* [Material provided]
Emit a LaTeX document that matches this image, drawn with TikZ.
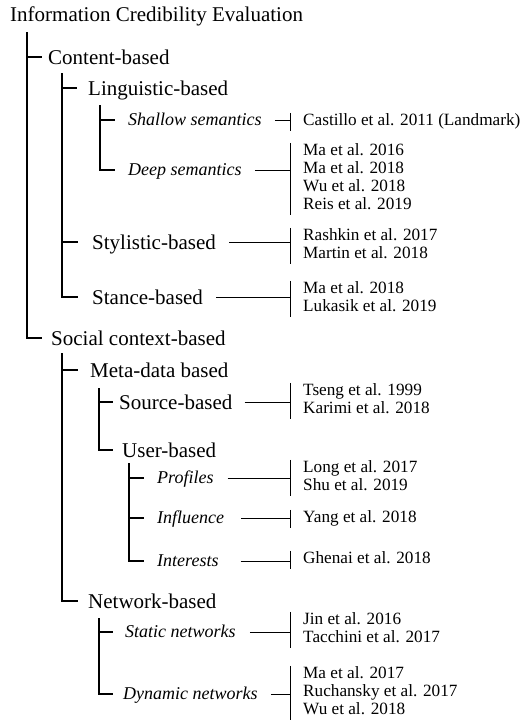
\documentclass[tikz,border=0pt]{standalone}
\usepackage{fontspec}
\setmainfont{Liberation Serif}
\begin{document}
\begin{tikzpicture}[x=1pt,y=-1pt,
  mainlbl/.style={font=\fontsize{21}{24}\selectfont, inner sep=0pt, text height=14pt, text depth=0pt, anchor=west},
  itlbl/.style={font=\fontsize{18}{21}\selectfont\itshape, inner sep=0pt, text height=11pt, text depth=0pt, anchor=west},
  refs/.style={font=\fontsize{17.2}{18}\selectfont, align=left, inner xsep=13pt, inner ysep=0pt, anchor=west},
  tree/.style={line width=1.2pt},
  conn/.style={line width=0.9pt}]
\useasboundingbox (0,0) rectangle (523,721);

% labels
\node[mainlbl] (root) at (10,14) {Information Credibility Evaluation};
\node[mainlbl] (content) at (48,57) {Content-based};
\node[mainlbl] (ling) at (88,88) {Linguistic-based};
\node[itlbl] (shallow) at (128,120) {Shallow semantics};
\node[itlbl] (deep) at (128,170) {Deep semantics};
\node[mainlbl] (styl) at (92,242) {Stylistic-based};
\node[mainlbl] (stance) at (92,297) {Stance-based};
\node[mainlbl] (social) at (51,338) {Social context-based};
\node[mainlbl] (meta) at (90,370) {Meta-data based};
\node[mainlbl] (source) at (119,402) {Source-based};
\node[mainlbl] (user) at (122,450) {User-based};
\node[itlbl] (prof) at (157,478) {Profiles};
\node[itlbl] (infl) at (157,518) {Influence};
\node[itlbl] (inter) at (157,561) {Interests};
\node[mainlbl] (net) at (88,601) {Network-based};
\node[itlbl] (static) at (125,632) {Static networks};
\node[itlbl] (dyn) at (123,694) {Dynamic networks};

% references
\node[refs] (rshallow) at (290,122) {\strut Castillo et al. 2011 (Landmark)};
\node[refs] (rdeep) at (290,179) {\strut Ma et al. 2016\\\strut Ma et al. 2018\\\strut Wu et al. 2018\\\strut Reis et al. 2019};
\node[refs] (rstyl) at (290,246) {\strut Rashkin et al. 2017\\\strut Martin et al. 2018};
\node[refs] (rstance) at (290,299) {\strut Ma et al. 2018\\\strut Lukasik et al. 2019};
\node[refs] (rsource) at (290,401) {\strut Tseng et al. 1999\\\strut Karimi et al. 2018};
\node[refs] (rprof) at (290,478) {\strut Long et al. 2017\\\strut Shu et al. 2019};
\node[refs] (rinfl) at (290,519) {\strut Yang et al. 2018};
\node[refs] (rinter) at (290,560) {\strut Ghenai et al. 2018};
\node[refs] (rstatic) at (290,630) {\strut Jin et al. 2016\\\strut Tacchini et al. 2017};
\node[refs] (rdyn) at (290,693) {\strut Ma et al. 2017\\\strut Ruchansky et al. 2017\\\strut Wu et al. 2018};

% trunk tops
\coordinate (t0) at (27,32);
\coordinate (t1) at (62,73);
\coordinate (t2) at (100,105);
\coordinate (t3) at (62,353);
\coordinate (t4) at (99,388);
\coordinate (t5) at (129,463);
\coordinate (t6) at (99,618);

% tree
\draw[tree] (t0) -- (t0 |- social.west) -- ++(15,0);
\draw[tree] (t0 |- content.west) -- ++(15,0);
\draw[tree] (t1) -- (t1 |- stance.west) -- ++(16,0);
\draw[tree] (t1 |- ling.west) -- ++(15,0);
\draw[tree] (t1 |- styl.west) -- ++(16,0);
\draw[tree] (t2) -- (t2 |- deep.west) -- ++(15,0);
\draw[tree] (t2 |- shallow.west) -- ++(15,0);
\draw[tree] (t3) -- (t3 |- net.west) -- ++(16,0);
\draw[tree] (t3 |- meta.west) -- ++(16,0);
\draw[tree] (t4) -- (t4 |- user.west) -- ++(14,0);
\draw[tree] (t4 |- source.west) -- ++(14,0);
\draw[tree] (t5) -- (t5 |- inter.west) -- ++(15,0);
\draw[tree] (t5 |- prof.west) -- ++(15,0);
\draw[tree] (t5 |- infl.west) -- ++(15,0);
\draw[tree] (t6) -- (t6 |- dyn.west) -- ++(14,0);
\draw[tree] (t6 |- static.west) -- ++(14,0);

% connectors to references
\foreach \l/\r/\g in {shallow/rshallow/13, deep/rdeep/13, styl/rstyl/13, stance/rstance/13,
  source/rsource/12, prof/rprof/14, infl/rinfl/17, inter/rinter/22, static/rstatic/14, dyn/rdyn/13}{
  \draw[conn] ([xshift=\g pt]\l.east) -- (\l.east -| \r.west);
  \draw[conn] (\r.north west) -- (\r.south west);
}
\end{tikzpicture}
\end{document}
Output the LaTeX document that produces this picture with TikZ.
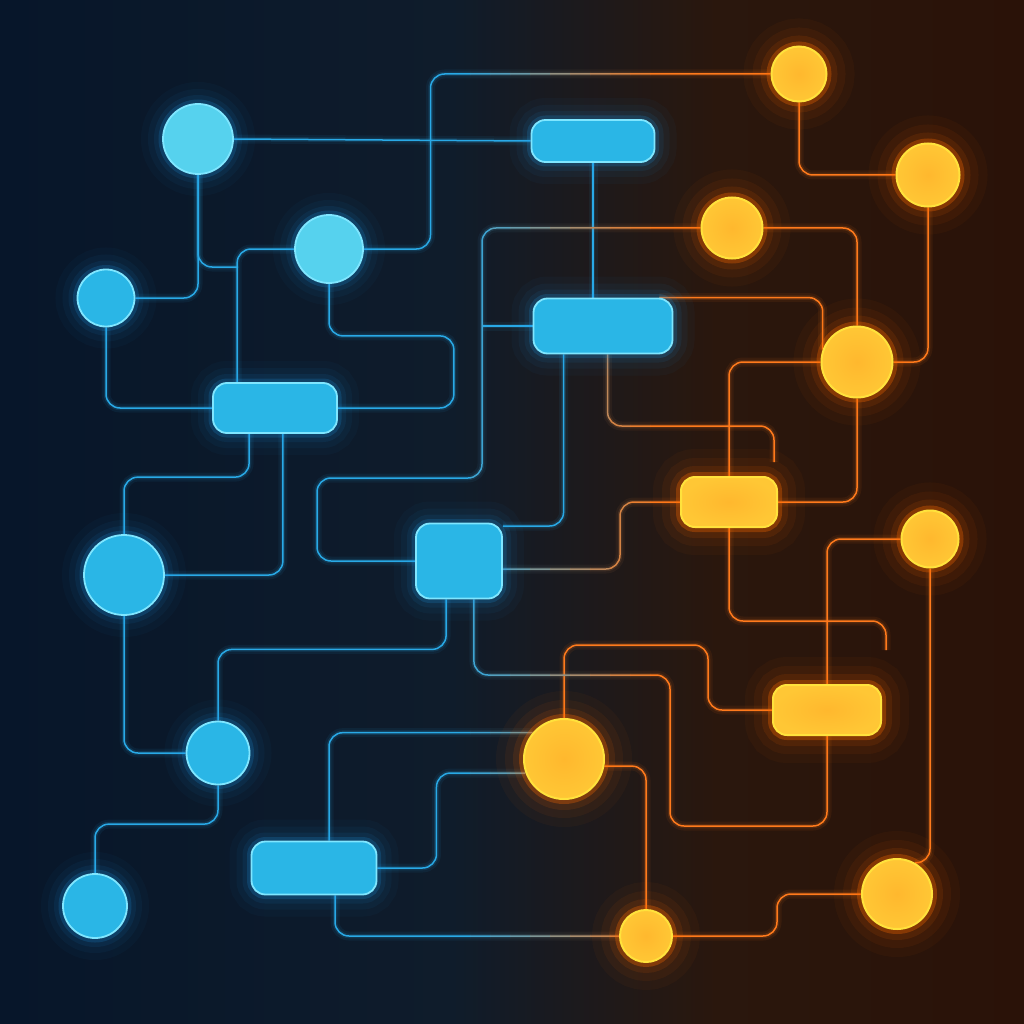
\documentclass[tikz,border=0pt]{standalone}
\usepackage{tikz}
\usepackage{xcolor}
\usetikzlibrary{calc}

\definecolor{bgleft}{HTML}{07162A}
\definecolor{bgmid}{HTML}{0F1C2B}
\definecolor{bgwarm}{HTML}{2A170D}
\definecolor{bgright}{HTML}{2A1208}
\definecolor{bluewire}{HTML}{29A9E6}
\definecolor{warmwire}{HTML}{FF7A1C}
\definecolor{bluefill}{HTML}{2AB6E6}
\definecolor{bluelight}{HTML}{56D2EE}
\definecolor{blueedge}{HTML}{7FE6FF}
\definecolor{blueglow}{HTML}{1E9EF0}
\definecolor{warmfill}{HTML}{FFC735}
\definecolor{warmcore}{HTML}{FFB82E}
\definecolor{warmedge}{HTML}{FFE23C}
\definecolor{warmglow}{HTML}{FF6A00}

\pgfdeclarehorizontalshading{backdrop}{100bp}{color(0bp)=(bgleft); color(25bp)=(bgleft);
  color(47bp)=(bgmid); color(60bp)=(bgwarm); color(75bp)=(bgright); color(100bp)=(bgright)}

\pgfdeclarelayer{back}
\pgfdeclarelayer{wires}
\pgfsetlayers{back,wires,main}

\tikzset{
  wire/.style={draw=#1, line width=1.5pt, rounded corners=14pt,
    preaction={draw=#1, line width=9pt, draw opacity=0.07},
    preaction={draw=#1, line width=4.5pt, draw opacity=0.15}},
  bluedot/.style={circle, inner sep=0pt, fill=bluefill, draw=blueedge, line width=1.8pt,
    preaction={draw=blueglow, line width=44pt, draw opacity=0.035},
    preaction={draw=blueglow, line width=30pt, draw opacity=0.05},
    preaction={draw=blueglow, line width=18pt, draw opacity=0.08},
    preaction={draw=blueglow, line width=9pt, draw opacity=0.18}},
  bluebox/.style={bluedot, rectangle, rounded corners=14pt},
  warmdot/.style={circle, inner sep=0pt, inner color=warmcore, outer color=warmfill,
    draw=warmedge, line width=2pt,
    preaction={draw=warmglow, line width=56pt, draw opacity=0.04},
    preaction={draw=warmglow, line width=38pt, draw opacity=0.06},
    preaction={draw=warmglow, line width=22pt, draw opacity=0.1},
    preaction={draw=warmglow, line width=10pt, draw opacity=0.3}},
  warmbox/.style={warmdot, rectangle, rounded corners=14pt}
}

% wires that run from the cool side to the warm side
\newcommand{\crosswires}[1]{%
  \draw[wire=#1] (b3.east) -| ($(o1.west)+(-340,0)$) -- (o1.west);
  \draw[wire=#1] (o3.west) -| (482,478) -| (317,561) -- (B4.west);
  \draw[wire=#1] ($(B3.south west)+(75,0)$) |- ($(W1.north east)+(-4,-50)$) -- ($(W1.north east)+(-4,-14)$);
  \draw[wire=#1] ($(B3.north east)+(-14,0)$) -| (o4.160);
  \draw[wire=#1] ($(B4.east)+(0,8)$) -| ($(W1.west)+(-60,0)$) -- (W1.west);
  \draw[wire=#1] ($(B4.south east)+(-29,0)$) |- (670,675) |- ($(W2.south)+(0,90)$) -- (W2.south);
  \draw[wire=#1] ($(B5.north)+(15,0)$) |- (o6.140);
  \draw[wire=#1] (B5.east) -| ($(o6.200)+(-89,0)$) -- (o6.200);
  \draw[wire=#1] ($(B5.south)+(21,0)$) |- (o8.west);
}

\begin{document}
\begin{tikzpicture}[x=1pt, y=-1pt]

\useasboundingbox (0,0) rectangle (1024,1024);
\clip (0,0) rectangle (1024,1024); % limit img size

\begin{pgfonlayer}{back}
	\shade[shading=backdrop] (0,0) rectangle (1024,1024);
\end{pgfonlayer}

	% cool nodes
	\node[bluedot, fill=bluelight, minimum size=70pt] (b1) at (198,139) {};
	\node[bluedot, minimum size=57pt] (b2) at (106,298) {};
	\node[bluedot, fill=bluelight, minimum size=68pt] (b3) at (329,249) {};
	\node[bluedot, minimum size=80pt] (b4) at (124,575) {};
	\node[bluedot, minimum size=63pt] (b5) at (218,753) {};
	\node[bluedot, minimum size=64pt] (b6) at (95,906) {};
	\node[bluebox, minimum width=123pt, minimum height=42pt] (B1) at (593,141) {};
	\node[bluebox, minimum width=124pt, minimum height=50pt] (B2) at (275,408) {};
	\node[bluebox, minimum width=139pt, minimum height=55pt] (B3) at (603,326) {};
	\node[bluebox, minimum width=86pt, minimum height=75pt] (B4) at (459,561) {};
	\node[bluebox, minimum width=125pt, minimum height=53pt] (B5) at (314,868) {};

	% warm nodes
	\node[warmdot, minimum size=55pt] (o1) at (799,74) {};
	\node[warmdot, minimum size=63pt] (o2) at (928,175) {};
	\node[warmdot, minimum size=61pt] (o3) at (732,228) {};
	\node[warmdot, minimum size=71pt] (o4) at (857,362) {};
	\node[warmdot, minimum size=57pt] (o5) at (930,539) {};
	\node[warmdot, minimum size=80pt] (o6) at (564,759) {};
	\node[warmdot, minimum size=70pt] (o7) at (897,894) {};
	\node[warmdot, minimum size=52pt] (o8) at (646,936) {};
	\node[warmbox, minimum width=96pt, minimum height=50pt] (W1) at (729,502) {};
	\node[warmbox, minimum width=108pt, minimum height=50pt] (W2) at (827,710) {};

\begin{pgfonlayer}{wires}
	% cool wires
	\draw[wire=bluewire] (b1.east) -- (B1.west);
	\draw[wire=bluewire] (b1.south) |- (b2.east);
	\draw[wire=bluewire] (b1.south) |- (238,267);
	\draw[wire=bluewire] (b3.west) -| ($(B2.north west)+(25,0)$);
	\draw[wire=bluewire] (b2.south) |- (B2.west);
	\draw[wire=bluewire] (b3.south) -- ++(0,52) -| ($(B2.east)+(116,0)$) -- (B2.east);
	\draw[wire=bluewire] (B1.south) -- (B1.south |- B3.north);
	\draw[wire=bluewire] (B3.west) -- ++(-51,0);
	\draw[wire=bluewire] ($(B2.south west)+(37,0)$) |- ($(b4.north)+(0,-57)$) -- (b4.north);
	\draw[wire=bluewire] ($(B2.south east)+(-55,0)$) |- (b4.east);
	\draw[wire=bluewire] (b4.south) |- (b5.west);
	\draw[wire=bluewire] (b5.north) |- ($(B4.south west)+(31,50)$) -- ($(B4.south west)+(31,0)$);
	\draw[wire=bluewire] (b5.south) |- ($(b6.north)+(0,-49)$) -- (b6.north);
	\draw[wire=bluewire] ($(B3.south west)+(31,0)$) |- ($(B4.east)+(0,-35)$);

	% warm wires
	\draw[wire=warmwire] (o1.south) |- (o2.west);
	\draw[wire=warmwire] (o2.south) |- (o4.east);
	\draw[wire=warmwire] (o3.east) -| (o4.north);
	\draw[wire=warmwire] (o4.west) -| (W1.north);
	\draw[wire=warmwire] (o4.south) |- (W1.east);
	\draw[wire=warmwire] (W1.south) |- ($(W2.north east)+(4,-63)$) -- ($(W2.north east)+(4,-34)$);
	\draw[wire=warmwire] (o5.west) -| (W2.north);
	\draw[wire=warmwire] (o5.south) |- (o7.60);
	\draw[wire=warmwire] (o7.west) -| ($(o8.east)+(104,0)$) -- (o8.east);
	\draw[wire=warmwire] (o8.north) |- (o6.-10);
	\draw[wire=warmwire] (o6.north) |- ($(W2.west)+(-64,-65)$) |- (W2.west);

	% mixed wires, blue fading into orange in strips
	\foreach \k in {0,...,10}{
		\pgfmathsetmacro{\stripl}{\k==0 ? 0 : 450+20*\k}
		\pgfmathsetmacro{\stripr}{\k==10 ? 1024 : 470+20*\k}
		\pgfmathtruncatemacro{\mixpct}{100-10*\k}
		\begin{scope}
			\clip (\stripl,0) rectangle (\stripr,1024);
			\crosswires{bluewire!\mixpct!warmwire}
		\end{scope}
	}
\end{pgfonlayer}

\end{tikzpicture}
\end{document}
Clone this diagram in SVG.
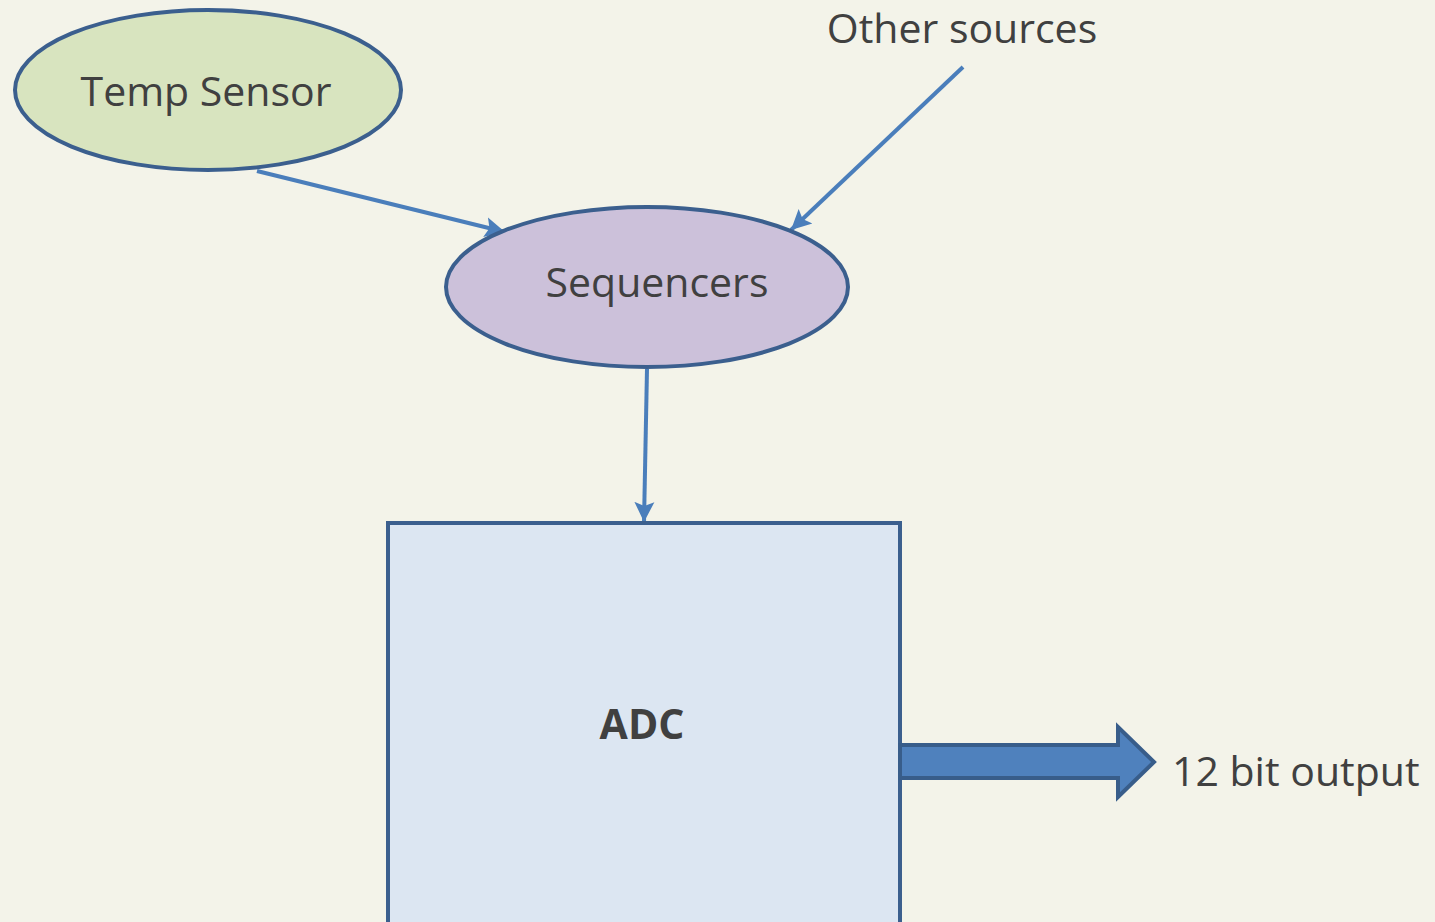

* [Request]
Exactly as written, repeat the lines from the beginning of the entries up to and including the line with "(0,0) rectangle (523,721);", but not the pictures.

* [Solution to this exercise]
Emit a LaTeX document that matches this image, drawn with TikZ.
\documentclass[tikz,border=0pt]{standalone}
\usepackage{fontspec}
\setmainfont{Liberation Serif}
\begin{document}
\begin{tikzpicture}[x=1pt,y=-1pt,
  mainlbl/.style={font=\fontsize{21}{24}\selectfont, inner sep=0pt, text height=14pt, text depth=0pt, anchor=west},
  itlbl/.style={font=\fontsize{18}{21}\selectfont\itshape, inner sep=0pt, text height=11pt, text depth=0pt, anchor=west},
  refs/.style={font=\fontsize{17.2}{18}\selectfont, align=left, inner xsep=13pt, inner ysep=0pt, anchor=west},
  tree/.style={line width=1.2pt},
  conn/.style={line width=0.9pt}]
\useasboundingbox (0,0) rectangle (523,721);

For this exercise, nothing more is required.